Winery Dogs of Turkey
Most days, when I’m traveling to different wine regions around the world, I try to go out for a run in the early morning. It’s led to an unplanned series of pictures and tweets in the “View from This Morning’s Run” category that I really enjoy – from Florence to Friuli to Napa and New Zealand.
This week I visited a winery on the Aegean coast of Turkey, near Suvla Bay. Over dinner I asked my host if it would be safe to run the following morning, and could he recommend a route. Normally he lives in Istanbul, so he asked the workers who live locally all the time. The cook reminded him to warn me about the dogs.
In this part of Turkey there are still shepherds, and there are dogs who protect the herds. Especially overnight, when the sheep are sleeping, the dogs become very aggressive to anyone who comes near the herd. So I may not even be aware that I’m running by a dog who’s protecting a flock, I was warned. But if I did, it would challenge and chase me and likely attack.

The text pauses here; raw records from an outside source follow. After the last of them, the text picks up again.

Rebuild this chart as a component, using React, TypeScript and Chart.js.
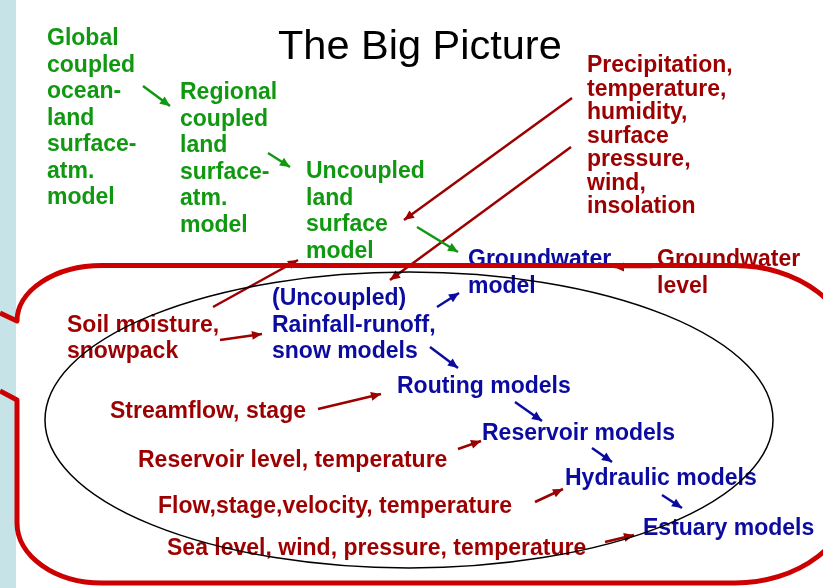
import React, { useEffect, useRef } from "react";
import { Chart, registerables } from "chart.js";

Chart.register(...registerables);

const W = 823;
const H = 588;

const GREEN = "#109810";
const RED = "#9c0000";
const BLUE = "#0b0ba0";
const BORDER = "#cc0000";
const STRIP = "#c6e3e8";

const titleText = "The Big Picture";
const titleX = 278;
const titleY = 59;

const labelLines: string[][] = [
  ["Global", "coupled", "ocean-", "land", "surface-", "atm.", "model"],
  ["Regional", "coupled", "land", "surface-", "atm.", "model"],
  ["Uncoupled", "land", "surface", "model"],
  ["Precipitation,", "temperature,", "humidity,", "surface", "pressure,", "wind,", "insolation"],
  ["Groundwater", "model"],
  ["Groundwater", "level"],
  ["(Uncoupled)", "Rainfall-runoff,", "snow models"],
  ["Soil moisture,", "snowpack"],
  ["Routing models"],
  ["Streamflow, stage"],
  ["Reservoir models"],
  ["Reservoir level, temperature"],
  ["Hydraulic models"],
  ["Flow,stage,velocity, temperature"],
  ["Estuary models"],
  ["Sea level, wind, pressure, temperature"],
];
const labelX = [47, 180, 306, 587, 468, 657, 272, 67, 397, 110, 482, 138, 565, 158, 643, 167];
const labelY = [45, 99, 178, 72, 266, 266, 305, 332, 393, 418, 440, 467, 485, 513, 535, 555];
const labelGap = [26.5, 26.5, 26.5, 23.5, 27, 27, 26.5, 26, 0, 0, 0, 0, 0, 0, 0, 0];
const labelColor = [GREEN, GREEN, GREEN, RED, BLUE, RED, BLUE, RED, BLUE, RED, BLUE, RED, BLUE, RED, BLUE, RED];

const arrowFrom: [number, number][] = [
  [143, 86], [268, 153], [417, 227], [572, 98], [571, 147], [213, 307], [220, 340],
  [437, 307], [430, 347], [318, 409], [515, 402], [458, 449], [535, 502],
  [592, 448], [662, 495], [605, 542], [652, 267],
];
const arrowTo: [number, number][] = [
  [170, 106], [290, 167], [458, 252], [404, 220], [390, 280], [298, 260], [262, 334],
  [459, 293], [458, 368], [381, 394], [542, 421], [481, 441], [563, 489],
  [612, 462], [682, 508], [634, 535], [614, 267],
];
const arrowColor = [
  GREEN, GREEN, GREEN, RED, RED, RED, RED,
  BLUE, BLUE, RED, BLUE, RED, RED,
  BLUE, BLUE, RED, RED,
];

// ellipse: center, radii
const ovalCenter = [409, 420];
const ovalRadius = [364, 148];

// callout outline
const boxLeft = 17;
const boxTop = 265.5;
const boxBottom = 583;
const boxRight = 852;
const notchTop = [313, 321];
const notchBottom = [391, 400];
const cornerTL = [85, 56];
const cornerBL = [85, 60];
const cornerR = [117, 90];

export default function App() {
  const ref = useRef<HTMLCanvasElement | null>(null);

  useEffect(() => {
    if (!ref.current) return;

    const backPlugin = {
      id: "backLayer",
      beforeDatasetsDraw(chart: any) {
        const ctx = chart.ctx;
        const xs = chart.scales.x;
        const ys = chart.scales.y;
        const px = (v: number) => xs.getPixelForValue(v);
        const py = (v: number) => ys.getPixelForValue(v);
        ctx.save();
        ctx.fillStyle = STRIP;
        ctx.fillRect(px(0), py(0), px(16) - px(0), py(H) - py(0));
        ctx.fillStyle = "#000";
        ctx.textBaseline = "alphabetic";
        ctx.textAlign = "left";
        ctx.font = "41.5px 'Liberation Sans', Arial, sans-serif";
        ctx.fillText(titleText, px(titleX), py(titleY));
        ctx.font = "bold 23px 'Liberation Sans', Arial, sans-serif";
        labelLines.forEach((lines, i) => {
          ctx.fillStyle = labelColor[i];
          lines.forEach((t, j) => {
            ctx.fillText(t, px(labelX[i]), py(labelY[i] + j * labelGap[i]));
          });
        });
        ctx.restore();
      },
    };

    const frontPlugin = {
      id: "frontLayer",
      afterDatasetsDraw(chart: any) {
        const ctx = chart.ctx;
        const xs = chart.scales.x;
        const ys = chart.scales.y;
        const px = (v: number) => xs.getPixelForValue(v);
        const py = (v: number) => ys.getPixelForValue(v);
        ctx.save();
        // arrowheads
        chart.data.datasets.forEach((ds: any, i: number) => {
          const meta = chart.getDatasetMeta(i);
          const a = meta.data[0];
          const b = meta.data[1];
          if (!a || !b) return;
          const ang = Math.atan2(b.y - a.y, b.x - a.x);
          const len = 10;
          const hw = 4.5;
          ctx.fillStyle = ds.borderColor;
          ctx.beginPath();
          ctx.moveTo(b.x, b.y);
          ctx.lineTo(b.x - len * Math.cos(ang) + hw * Math.sin(ang), b.y - len * Math.sin(ang) - hw * Math.cos(ang));
          ctx.lineTo(b.x - len * Math.cos(ang) - hw * Math.sin(ang), b.y - len * Math.sin(ang) + hw * Math.cos(ang));
          ctx.closePath();
          ctx.fill();
        });
        // oval
        ctx.strokeStyle = "#000";
        ctx.lineWidth = 1.5;
        ctx.beginPath();
        ctx.ellipse(
          px(ovalCenter[0]), py(ovalCenter[1]),
          Math.abs(px(ovalCenter[0] + ovalRadius[0]) - px(ovalCenter[0])),
          Math.abs(py(ovalCenter[1] + ovalRadius[1]) - py(ovalCenter[1])),
          0, 0, Math.PI * 2
        );
        ctx.stroke();
        // callout outline
        const rx = (v: number) => Math.abs(px(v) - px(0));
        const ry = (v: number) => Math.abs(py(v) - py(0));
        ctx.strokeStyle = BORDER;
        ctx.lineWidth = 5;
        ctx.lineJoin = "round";
        ctx.beginPath();
        ctx.moveTo(px(0), py(notchTop[0]));
        ctx.lineTo(px(boxLeft), py(notchTop[1]));
        ctx.ellipse(px(boxLeft + cornerTL[0]), py(notchTop[1]), rx(cornerTL[0]), ry(notchTop[1] - boxTop), 0, Math.PI, Math.PI * 1.5);
        ctx.lineTo(px(boxRight - cornerR[0]), py(boxTop));
        ctx.ellipse(px(boxRight - cornerR[0]), py(boxTop + cornerR[1]), rx(cornerR[0]), ry(cornerR[1]), 0, -Math.PI / 2, 0);
        ctx.lineTo(px(boxRight), py(boxBottom - cornerR[1]));
        ctx.ellipse(px(boxRight - cornerR[0]), py(boxBottom - cornerR[1]), rx(cornerR[0]), ry(cornerR[1]), 0, 0, Math.PI / 2);
        ctx.lineTo(px(boxLeft + cornerBL[0]), py(boxBottom));
        ctx.ellipse(px(boxLeft + cornerBL[0]), py(boxBottom - cornerBL[1]), rx(cornerBL[0]), ry(cornerBL[1]), 0, Math.PI / 2, Math.PI);
        ctx.lineTo(px(boxLeft), py(notchBottom[1]));
        ctx.lineTo(px(0), py(notchBottom[0]));
        ctx.stroke();
        ctx.restore();
      },
    };

    const datasets = arrowFrom.map((f, i) => ({
      data: [
        { x: f[0], y: f[1] },
        { x: arrowTo[i][0], y: arrowTo[i][1] },
      ],
      borderColor: arrowColor[i],
      backgroundColor: arrowColor[i],
      borderWidth: 2.5,
      showLine: true,
      pointRadius: 0,
      pointHoverRadius: 0,
      fill: false,
    }));

    const chart = new Chart(ref.current, {
      type: "scatter",
      data: { datasets },
      options: {
        animation: false,
        responsive: false,
        maintainAspectRatio: false,
        events: [],
        layout: { padding: 0 },
        plugins: { legend: { display: false }, tooltip: { enabled: false } },
        scales: {
          x: { type: "linear", min: 0, max: W, display: false },
          y: { type: "linear", min: 0, max: H, reverse: true, display: false },
        },
      },
      plugins: [backPlugin, frontPlugin],
    } as any);

    return () => chart.destroy();
  }, []);

  return (
    <div style={{ position: "fixed", left: 0, top: 0, width: W, height: H, background: "#fff" }}>
      <canvas ref={ref} width={W} height={H} style={{ display: "block", width: W, height: H }} />
    </div>
  );
}
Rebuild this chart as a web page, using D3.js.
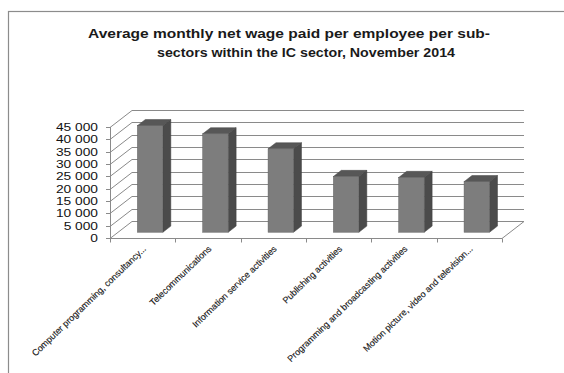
<!DOCTYPE html>
<html>
<head>
<meta charset="utf-8">
<script src="https://cdn.jsdelivr.net/npm/d3@7"></script>
<style>
  html, body { margin: 0; padding: 0; background: #fff; }
  svg { display: block; }
</style>
</head>
<body>
<div id="chart"></div>
<script>
// Sub-sectors of the IC sector and their average monthly net wage
const categories = [
  "Computer programming, consultancy...",
  "Telecommunications",
  "Information service activities",
  "Publishing activities",
  "Programming and broadcasting activities",
  "Motion picture, video and television..."
];
const wages = [43200, 39900, 33800, 22600, 22200, 20500];
const yTicks = [0, 5000, 10000, 15000, 20000, 25000, 30000, 35000, 40000, 45000];
const titleLines = [
  "Average monthly net wage paid per employee per sub-",
  "sectors within the IC sector, November 2014"
];

const W = 564, H = 373;
const svg = d3.select("#chart").append("svg").attr("width", W).attr("height", H);

// outer chart frame
svg.append("rect").attr("x", 8.5).attr("y", 11.5).attr("width", 620).attr("height", 420)
  .attr("fill", "#fff").attr("stroke", "#8c8c8c").attr("stroke-width", 1.2);

// title
const titleFont = "Liberation Sans, Arial, sans-serif";
const titlePos = [{x: 88, y: 38, len: 402}, {x: 157, y: 57, len: 298}];
titleLines.forEach((t, i) => {
  svg.append("text")
    .attr("x", titlePos[i].x).attr("y", titlePos[i].y)
    .attr("textLength", titlePos[i].len).attr("lengthAdjust", "spacingAndGlyphs")
    .attr("font-family", titleFont).attr("font-weight", "bold").attr("font-size", 13.5)
    .attr("fill", "#1a1a1a").text(t);
});

// 3D plot geometry: front plane plus a depth vector
const x0 = 110, x1 = 502;
const depth = {dx: 22, dy: -17};
const x = d3.scaleBand().domain(categories).range([x0, x1]).paddingInner(0).paddingOuter(0);
const y = d3.scaleLinear().domain([0, 45000]).range([238, 127]);

const grid = svg.append("g").attr("stroke", "#8a8a8a").attr("stroke-width", 1).attr("fill", "none");
// back wall gridlines and side wall diagonals
yTicks.forEach(v => {
  const yf = Math.round(y(v)) + 0.5;
  const yb = yf + depth.dy;
  grid.append("line").attr("x1", x0 + depth.dx).attr("y1", yb).attr("x2", x1 + depth.dx).attr("y2", yb);
  grid.append("line").attr("x1", x0).attr("y1", yf).attr("x2", x0 + depth.dx).attr("y2", yb);
  grid.append("line").attr("x1", x0 - 4).attr("y1", yf).attr("x2", x0).attr("y2", yf);
});
// vertical axis line
grid.append("line").attr("x1", x0 + 0.5).attr("y1", y(45000)).attr("x2", x0 + 0.5).attr("y2", y(0));
// floor outline
const fy = Math.round(y(0)) + 0.5;
grid.append("line").attr("x1", x0).attr("y1", fy).attr("x2", x1).attr("y2", fy);
grid.append("line").attr("x1", x1).attr("y1", fy).attr("x2", x1 + depth.dx).attr("y2", fy + depth.dy);
// category tick marks
d3.range(categories.length + 1).forEach(i => {
  const tx = Math.round(x0 + i * x.bandwidth()) + 0.5;
  grid.append("line").attr("x1", tx).attr("y1", fy).attr("x2", tx).attr("y2", fy + 4);
});

// y axis labels
svg.append("g").selectAll("text").data(yTicks).join("text")
  .attr("transform", d => `translate(98,${y(d)}) scale(1.25,1)`)
  .attr("text-anchor", "end").attr("dy", "0.35em")
  .attr("font-family", titleFont).attr("font-size", 11).attr("fill", "#111")
  .text(d => d3.format(",")(d).replace(/,/g, " "));

// bars: boxes placed between depth fractions f0 and f1
const f0 = 0.34, f1 = 0.70;
const barW = x.bandwidth() * 0.39;
const bars = svg.append("g");
categories.forEach((c, i) => {
  const v = wages[i];
  const cx = x(c) + x.bandwidth() / 2 + f0 * depth.dx;
  const xl = cx - barW / 2, xr = cx + barW / 2;
  const yb = y(0) + f0 * depth.dy, yt = y(v) + f0 * depth.dy;
  const ddx = (f1 - f0) * depth.dx, ddy = (f1 - f0) * depth.dy;
  // right side face
  bars.append("path")
    .attr("d", `M${xr},${yt} L${xr + ddx},${yt + ddy} L${xr + ddx},${yb + ddy} L${xr},${yb} Z`)
    .attr("fill", "#4b4b4b").attr("stroke", "#3e3e3e").attr("stroke-width", 0.5);
  // top face
  bars.append("path")
    .attr("d", `M${xl},${yt} L${xl + ddx},${yt + ddy} L${xr + ddx},${yt + ddy} L${xr},${yt} Z`)
    .attr("fill", "#575757").attr("stroke", "#474747").attr("stroke-width", 0.5);
  // front face
  bars.append("rect")
    .attr("x", xl).attr("y", yt).attr("width", barW).attr("height", yb - yt)
    .attr("fill", "#7d7d7d").attr("stroke", "#5e5e5e").attr("stroke-width", 0.5);
});

// category labels, rotated
svg.append("g").selectAll("text").data(categories).join("text")
  .attr("transform", d => `translate(${x(d) + x.bandwidth() / 2 + 4},${fy + 11}) rotate(-44)`)
  .attr("text-anchor", "end")
  .attr("font-family", titleFont).attr("font-size", 9).attr("fill", "#1a1a1a")
  .attr("stroke", "#1a1a1a").attr("stroke-width", 0.15)
  .text(d => d);
</script>
</body>
</html>
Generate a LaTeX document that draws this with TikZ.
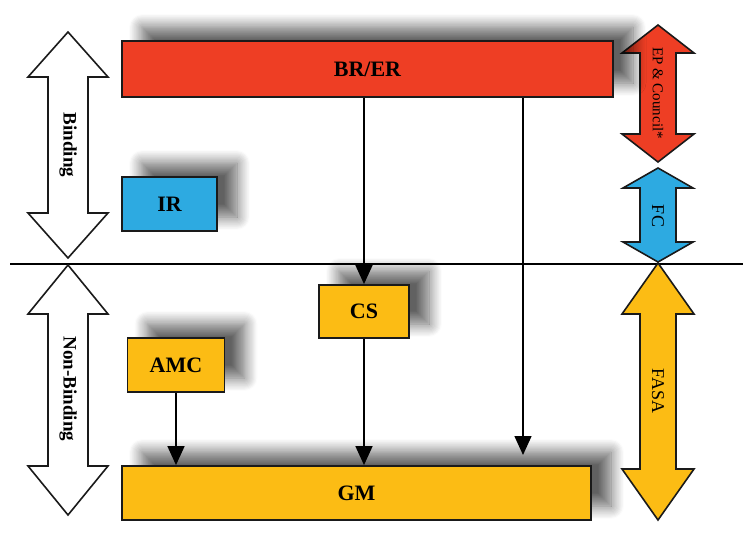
\documentclass[tikz,border=0pt]{standalone}
\usepackage{fontspec}
\setmainfont{Liberation Serif}
\usetikzlibrary{arrows.meta,shadows.blur}
\definecolor{bred}{HTML}{EE3E24}
\definecolor{bblue}{HTML}{2DAAE1}
\definecolor{byellow}{HTML}{FCBC14}
\definecolor{edge}{HTML}{1A1A1A}
\tikzset{
  box/.style={draw=edge, line width=1.8pt, inner sep=0pt,
    font=\bfseries\fontsize{22}{24}\selectfont,
    blur shadow={shadow xshift=20pt, shadow yshift=14pt, shadow blur radius=13pt, shadow opacity=62, shadow blur steps=12}},
  conn/.style={line width=1.5pt, -{Triangle[width=17pt,length=19pt]}},
  dbl/.style={draw=edge, line width=1.6pt, line join=miter},
  blab/.style={rotate=-90, inner sep=0pt, font=\bfseries\fontsize{19}{21}\selectfont},
  rlab/.style={rotate=-90, inner sep=0pt, font=\fontsize{15}{17}\selectfont},
  rlabb/.style={rlab, font=\fontsize{18}{20}\selectfont},
  pics/dblarrow/.style n args={5}{code={
    \draw[dbl, fill=#5] (0,0) -- (-#3,#2) -- (-#4,#2) -- (-#4,#1-#2) -- (-#3,#1-#2)
      -- (0,#1) -- (#3,#1-#2) -- (#4,#1-#2) -- (#4,#2) -- (#3,#2) -- cycle;
  }}
}
\begin{document}
\begin{tikzpicture}[x=1pt,y=-1pt]
\path[use as bounding box] (0,0) rectangle (750,539);

% divider
\coordinate (divL) at (10,264);
\coordinate (divR) at (743,264);
\draw[line width=1.5pt] (divL) -- (divR);

% double arrows
\pic at (68,32) {dblarrow={226}{45}{40}{20}{white}};
\pic at (68,265) {dblarrow={250}{49}{40}{20}{white}};
\pic at (658,25) {dblarrow={137}{28}{36}{18}{bred}};
\pic at (658,168) {dblarrow={94}{20}{35}{18}{bblue}};
\pic at (658,263) {dblarrow={257}{51}{36}{18}{byellow}};

\node[blab] (bind) at (68,145) {Binding};
\node[blab] (nbind) at (68,389) {Non-Binding};
\node[rlab] (ep) at (658,93) {EP \& Council*};
\node[rlabb] (fc) at (658,216) {FC};
\node[rlabb] (fasa) at (658,391) {FASA};

% boxes
\node[box, fill=bred, minimum width=491pt, minimum height=56pt] (BRER) at (367.5,69) {BR/ER};
\node[box, fill=bblue, minimum width=95pt, minimum height=54pt] (IR) at (169.5,204) {IR};
\node[box, fill=byellow, minimum width=90pt, minimum height=53pt] (CS) at (364,311.5) {CS};
\node[box, fill=byellow, minimum width=97pt, minimum height=54pt] (AMC) at (176,365) {AMC};
\node[box, fill=byellow, minimum width=469pt, minimum height=54pt] (GM) at (356.5,493) {GM};

% connectors
\coordinate (gmtip) at (523,455);
\draw[conn] (CS.north |- BRER.south) -- (CS.north);
\draw[conn] (gmtip |- BRER.south) -- (gmtip);
\draw[conn] (CS.south) -- (CS.south |- GM.north);
\draw[conn] (AMC.south) -- (AMC.south |- GM.north);
\end{tikzpicture}
\end{document}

So that morning I drove to the coastline and ran along a paved path there. I did encounter a dog, but it was a town dog and not a herd dog. It ran toward me and then alongside me awhile, but not in an “attack” way, just in a “Hey, you’re running! Me too! Let’s go!” way.
Dogs have become one of the strongest impressions I’ll take away from the properties I’ve visited in Turkey. They’re incredibly friendly at the wineries, and well trained, and not threatening at all. They live outside and organize themselves by temperament and personality – loners, pairs, packs.
I see the dogs in Istanbul also, and in the smaller towns. They seem to be stray dogs in those places, and they roam free and fend for themselves. Cats too. One morning, running along a main street near the coast, I saw a black and white cat lying dead and with its neck broken, near a dumpster.